Sioux Falls schools don't have enough licensed long-term substitute teachers
Simplified: The Sioux Falls school board is asking the state to waive its rule requiring long-term substitute teachers to have a South Dakota teaching license because it can't find enough people with licenses to fill those substitute jobs.
Why it matters
- While requesting waivers from administrative rules is a relatively common practice, this is the first time the district is requesting a waiver related to long-term substitutes, Human Resources Director Becky Dorman told school board members Monday. Dorman also noted that the rule itself is new.
- School Board President Cynthia Mickelson said this is just another indicator of workforce challenges facing the school district.
- In addition to the substitute waiver, the district is also seeing an uptick in the need for waivers allowing teachers who haven't yet completed certification to start teaching anyway on the promise they'll be certified within two years. These waivers are often called "plans of intent."
"In the past couple years we've had a spike in the total number of plans of intent," Dorman told board members Monday.
What's the rule the state needs a waiver for?
State administrative rules (linked here) say long-term substitutes – defined as someone teaching more than 45 cumulative days – should have a teaching license.
- But Dorman said the district just doesn't have that many licensed teachers in it's long-term substitute pool.

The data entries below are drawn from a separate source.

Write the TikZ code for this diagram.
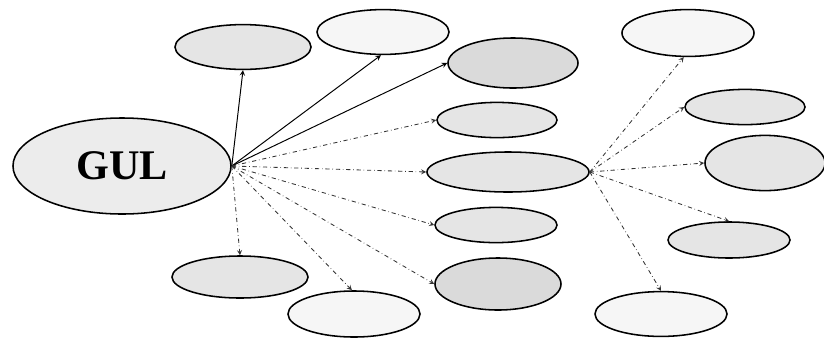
\documentclass[tikz,border=0pt]{standalone}
\usepackage{fontspec}
\setmainfont{Liberation Serif}
\usepackage{tikz}
\usetikzlibrary{arrows}
\usetikzlibrary{shapes.geometric}
\tikzset{
  blob/.style={ellipse,draw,line width=1.1pt,fill=gray!20,inner sep=0pt},
  pale/.style={blob,fill=gray!7},
  dark/.style={blob,fill=gray!29},
  link/.style={-stealth,line width=0.7pt},
  dlink/.style={-stealth,dash dot,line width=0.6pt,black!80}
}

\begin{document}
\begin{tikzpicture}[x=0.025cm,y=-0.025cm]
\useasboundingbox (0,0) rectangle (824,338);
% main node
\node[blob,minimum width=5.45cm,minimum height=2.4cm,fill=gray!15] (gul) at (122,166)
  {\fontsize{30}{36}\selectfont\bfseries GUL};
% upper row
\node[blob,minimum width=3.4cm,minimum height=1.12cm] (t1) at (243,47) {};
\node[pale,minimum width=3.3cm,minimum height=1.12cm] (t2) at (383,32) {};
\node[dark,minimum width=3.25cm,minimum height=1.25cm] (t3) at (513,63) {};
% middle column
\node[blob,minimum width=3.0cm,minimum height=0.88cm] (m1) at (497,120) {};
\node[blob,minimum width=4.05cm,minimum height=1.0cm] (m2) at (508,172) {};
\node[blob,minimum width=3.05cm,minimum height=0.88cm] (m3) at (496,225) {};
\node[dark,minimum width=3.15cm,minimum height=1.3cm] (m4) at (498,284) {};
% lower row
\node[blob,minimum width=3.4cm,minimum height=1.05cm] (b1) at (240,277) {};
\node[pale,minimum width=3.3cm,minimum height=1.15cm] (b2) at (354,314) {};
% right cluster
\node[pale,minimum width=3.3cm,minimum height=1.17cm] (r1) at (688,33) {};
\node[blob,minimum width=3.0cm,minimum height=0.88cm] (r2) at (745,107) {};
\node[blob,minimum width=3.0cm,minimum height=1.38cm] (r3) at (765,163) {};
\node[blob,minimum width=3.05cm,minimum height=0.9cm] (r4) at (729,240) {};
\node[pale,minimum width=3.3cm,minimum height=1.12cm] (r5) at (661,314) {};
% links from GUL
\draw[link] (gul.east) -- (t1.south);
\draw[link] (gul.east) -- (t2.-95);
\draw[link] (gul.east) -- (t3.west);
\foreach \n in {m1,m2,m3,m4}
  \draw[dlink] (gul.east) -- (\n.west);
\draw[dlink] (gul.east) -- (b1.north);
\draw[dlink] (gul.east) -- (b2.95);
% links from the middle node
\draw[dlink] (m2.east) -- (r1.-100);
\draw[dlink] (m2.east) -- (r2.west);
\draw[dlink] (m2.east) -- (r3.west);
\draw[dlink] (m2.east) -- (r4.north);
\draw[dlink] (m2.east) -- (r5.north);
\end{tikzpicture}
\end{document}
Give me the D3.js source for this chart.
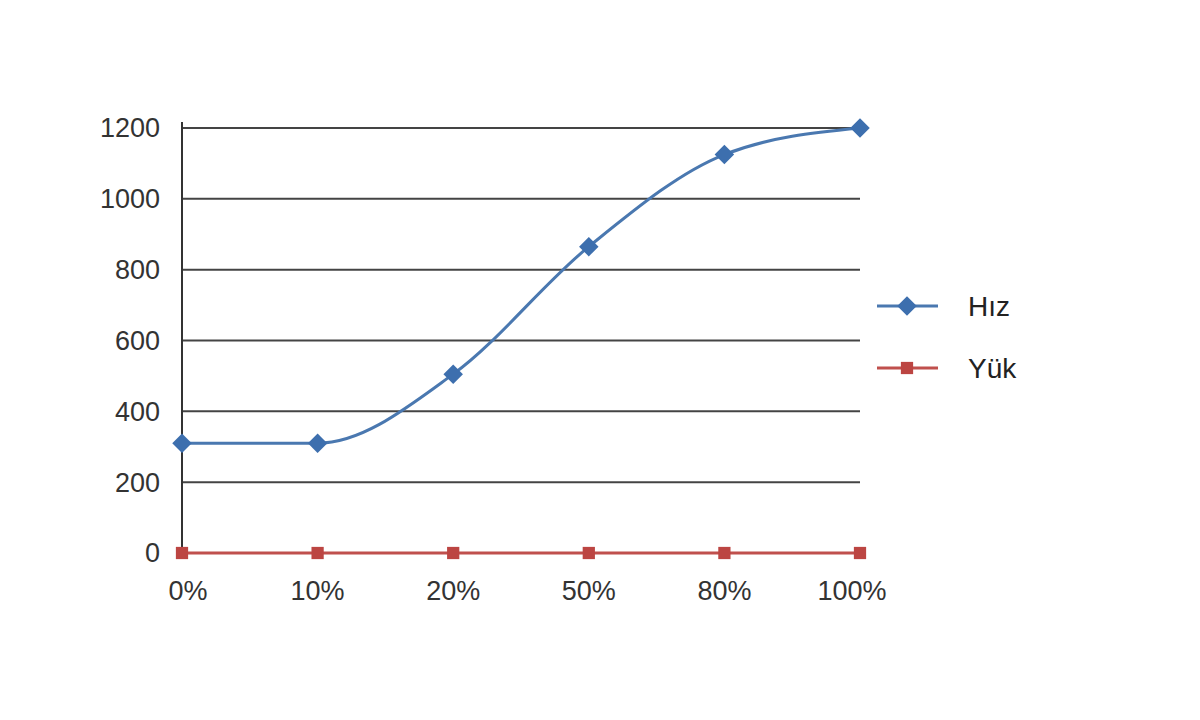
<!DOCTYPE html>
<html>
<head>
<meta charset="utf-8">
<script src="https://cdn.jsdelivr.net/npm/d3@7"></script>
<style>
  body { margin: 0; background: #fff; }
  text { font-family: "Liberation Sans", Arial, sans-serif; }
</style>
</head>
<body>
<svg id="chart" width="1200" height="720"></svg>
<script>
// Data
const categories = ["0%", "10%", "20%", "50%", "80%", "100%"];
const hizValues = [310, 310, 505, 865, 1125, 1200];
const yukValues = [0, 0, 0, 0, 0, 0];
const yTicks = [0, 200, 400, 600, 800, 1000, 1200];

const series = [
    { name: "Hız", values: hizValues, line: "#4a78b0", marker: "#3d6fae", rotate: 45, size: 190 },
    { name: "Yük", values: yukValues, line: "#c0504d", marker: "#bc4542", rotate: 0, size: 150 }
];

const svg = d3.select("#chart");

// Scales
const x = d3.scalePoint()
    .domain(categories)
    .range([182, 860])
    .padding(0);

const y = d3.scaleLinear()
    .domain([0, 1200])
    .range([553, 128]);

// Horizontal gridlines (none at 0)
svg.append("g")
    .selectAll("line")
    .data(yTicks.filter(d => d > 0))
    .enter().append("line")
    .attr("x1", 182)
    .attr("x2", 860)
    .attr("y1", d => y(d))
    .attr("y2", d => y(d))
    .attr("stroke", "#444")
    .attr("stroke-width", 2);

// Vertical axis line
svg.append("line")
    .attr("x1", 182).attr("x2", 182)
    .attr("y1", y(1200) - 6).attr("y2", y(0))
    .attr("stroke", "#333")
    .attr("stroke-width", 2);

// Y tick labels
svg.append("g")
    .selectAll("text")
    .data(yTicks)
    .enter().append("text")
    .attr("x", 160)
    .attr("y", d => y(d))
    .attr("dy", "0.35em")
    .attr("text-anchor", "end")
    .attr("font-size", 27)
    .attr("fill", "#333")
    .text(d => d);

// X tick labels
svg.append("g")
    .selectAll("text")
    .data(categories)
    .enter().append("text")
    .attr("x", (d, i) => x(d) + (i === 0 ? 6 : i === categories.length - 1 ? -8 : 0))
    .attr("y", 600)
    .attr("text-anchor", "middle")
    .attr("font-size", 27)
    .attr("fill", "#333")
    .text(d => d);

// Lines
const line = d3.line()
    .x((d, i) => x(categories[i]))
    .y(d => y(d))
    .curve(d3.curveMonotoneX);

const marker = s => d3.symbol().type(d3.symbolSquare).size(s.size);

// draw red first so blue sits on top
series.slice().reverse().forEach(s => {
    svg.append("path")
        .datum(s.values)
        .attr("d", line)
        .attr("fill", "none")
        .attr("stroke", s.line)
        .attr("stroke-width", 3);

    svg.append("g")
        .selectAll("path")
        .data(s.values)
        .enter().append("path")
        .attr("d", marker(s))
        .attr("transform", (d, i) => `translate(${x(categories[i])},${y(d)}) rotate(${s.rotate})`)
        .attr("fill", s.marker);
});

// Legend
const legend = svg.append("g");
series.forEach((s, i) => {
    const ly = 306 + i * 62;
    legend.append("line")
        .attr("x1", 877).attr("x2", 938)
        .attr("y1", ly).attr("y2", ly)
        .attr("stroke", s.line)
        .attr("stroke-width", 3);
    legend.append("path")
        .attr("d", marker(s))
        .attr("transform", `translate(907,${ly}) rotate(${s.rotate})`)
        .attr("fill", s.marker);
    legend.append("text")
        .attr("x", 968)
        .attr("y", ly)
        .attr("dy", "0.35em")
        .attr("font-size", 28)
        .attr("font-family", "'Open Sans', sans-serif")
        .attr("fill", "#222")
        .text(s.name);
});
</script>
</body>
</html>
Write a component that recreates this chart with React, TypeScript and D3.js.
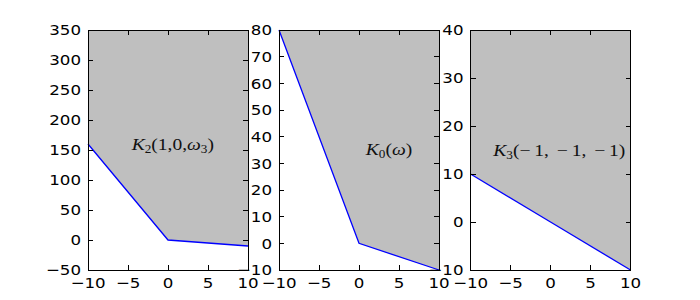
import * as d3 from "d3"

// x positions shared by every panel
const xs = [-10, 0, 10]

// lower boundary of each shaded region
const k2Values = [160, 0, -10]
const k0Values = [80, 0, -10]
const k3Values = [10, 0, -10]

const k2Ticks = [-50, 0, 50, 100, 150, 200, 250, 300, 350]
const k0Ticks = [-10, 0, 10, 20, 30, 40, 50, 60, 70, 80]
const k3Ticks = [-10, 0, 10, 20, 30, 40]
const xTicks = [-10, -5, 0, 5, 10]

type Part = { t: string; italic?: boolean; sub?: boolean }

const ts = "\u2009"

const panels = [
  {
    values: k2Values,
    ticks: k2Ticks,
    label: [
      { t: "K", italic: true },
      { t: "2", sub: true },
      { t: "(1,0," },
      { t: "ω", italic: true },
      { t: "3", sub: true },
      { t: ")" },
    ] as Part[],
    labelAt: [0.6, 150],
  },
  {
    values: k0Values,
    ticks: k0Ticks,
    label: [
      { t: "K", italic: true },
      { t: "0", sub: true },
      { t: "(" },
      { t: "ω", italic: true },
      { t: ")" },
    ] as Part[],
    labelAt: [3.75, 33],
  },
  {
    values: k3Values,
    ticks: k3Ticks,
    label: [
      { t: "K", italic: true },
      { t: "3", sub: true },
      { t: `(−${ts}1,${ts}${ts}−${ts}1,${ts}${ts}−${ts}1)` },
    ] as Part[],
    labelAt: [1.1, 13.7],
  },
]

const W = 700
const H = 300
const top = 30
const bottom = 270
const lefts = [88, 279, 470.5]
const pw = 160
const tickLen = 5
const sx = 1.15
const fmt = d3.format("d")

function Panel({ p, left }: { p: (typeof panels)[number]; left: number }) {
  const ticks = p.ticks
  const x = d3.scaleLinear().domain([-10, 10]).range([left, left + pw])
  const y = d3
    .scaleLinear()
    .domain([ticks[0], ticks[ticks.length - 1]])
    .range([bottom, top])
  const pts = xs.map((v, i) => [v, p.values[i]] as [number, number])
  const area = d3
    .area<[number, number]>()
    .x((d) => x(d[0]))
    .y0(top)
    .y1((d) => y(d[1]))
  const line = d3
    .line<[number, number]>()
    .x((d) => x(d[0]))
    .y((d) => y(d[1]))

  return (
    <g>
      <path d={area(pts) || ""} fill="#bfbfbf" />
      <path d={line(pts) || ""} fill="none" stroke="#0000ff" strokeWidth={1.3} />
      <g shapeRendering="crispEdges" stroke="#000">
        <rect x={left} y={top} width={pw} height={bottom - top} fill="none" />
        {xTicks.map((t) => (
          <g key={"x" + t}>
            <line x1={x(t)} x2={x(t)} y1={bottom} y2={bottom - tickLen} />
            <line x1={x(t)} x2={x(t)} y1={top} y2={top + tickLen} />
          </g>
        ))}
        {ticks.map((t) => (
          <g key={"y" + t}>
            <line x1={left} x2={left + tickLen} y1={y(t)} y2={y(t)} />
            <line x1={left + pw} x2={left + pw - tickLen} y1={y(t)} y2={y(t)} />
          </g>
        ))}
      </g>
      {xTicks.map((t) => (
        <text
          key={"xl" + t}
          transform={`translate(${x(t)},288) scale(${sx},1)`}
          textAnchor="middle"
          fontSize={14.5}
          fontFamily="DejaVu Sans"
        >
          {fmt(t)}
        </text>
      ))}
      {ticks.map((t) => (
        <text
          key={"yl" + t}
          transform={`translate(${left - 7},${y(t)}) scale(${sx},1)`}
          dy="0.36em"
          textAnchor="end"
          fontSize={14.5}
          fontFamily="DejaVu Sans"
        >
          {fmt(t)}
        </text>
      ))}
      <text
        transform={`translate(${x(p.labelAt[0])},${y(p.labelAt[1])}) scale(${sx},1)`}
        textAnchor="middle"
        fontSize={17}
        fontFamily="Liberation Serif"
        fill="#111"
      >
        {p.label.map((s, i) => (
          <tspan
            key={i}
            fontStyle={s.italic ? "italic" : "normal"}
            fontSize={s.sub ? 11.5 : 17}
            baselineShift={s.sub ? "-3" : undefined}
          >
            {s.t}
          </tspan>
        ))}
      </text>
    </g>
  )
}

export default function App() {
  return (
    <svg
      width={W}
      height={H}
      style={{ position: "absolute", left: 0, top: 0, background: "#fff" }}
    >
      {panels.map((p, i) => (
        <Panel key={i} p={p} left={lefts[i]} />
      ))}
    </svg>
  )
}
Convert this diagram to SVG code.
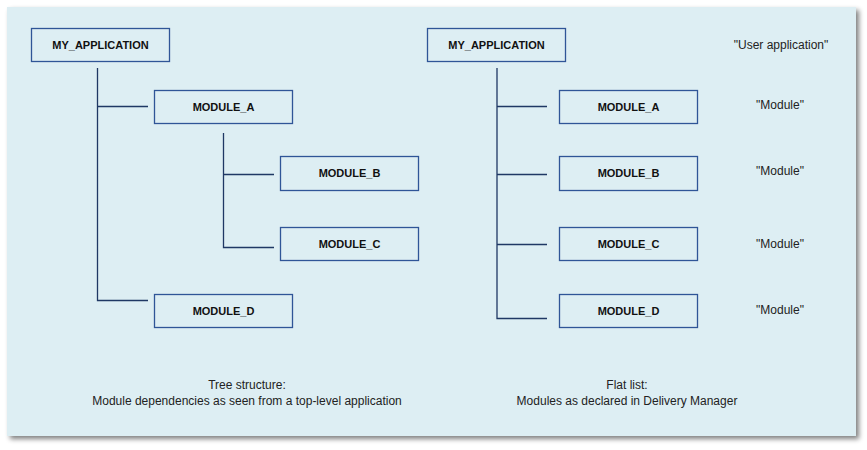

Many of the licensed subs are retired teachers who aren't looking to pick up a long-term assignment.
What's the scope of this?
During the first semester of the current school year, the Sioux Falls School District employed 11 long-term substitutes who taught more than 45 days and who didn't have a valid South Dakota teaching certificate.
What happens next?
The board unanimously voted to apply for the waivers, which now move on to the state for approval.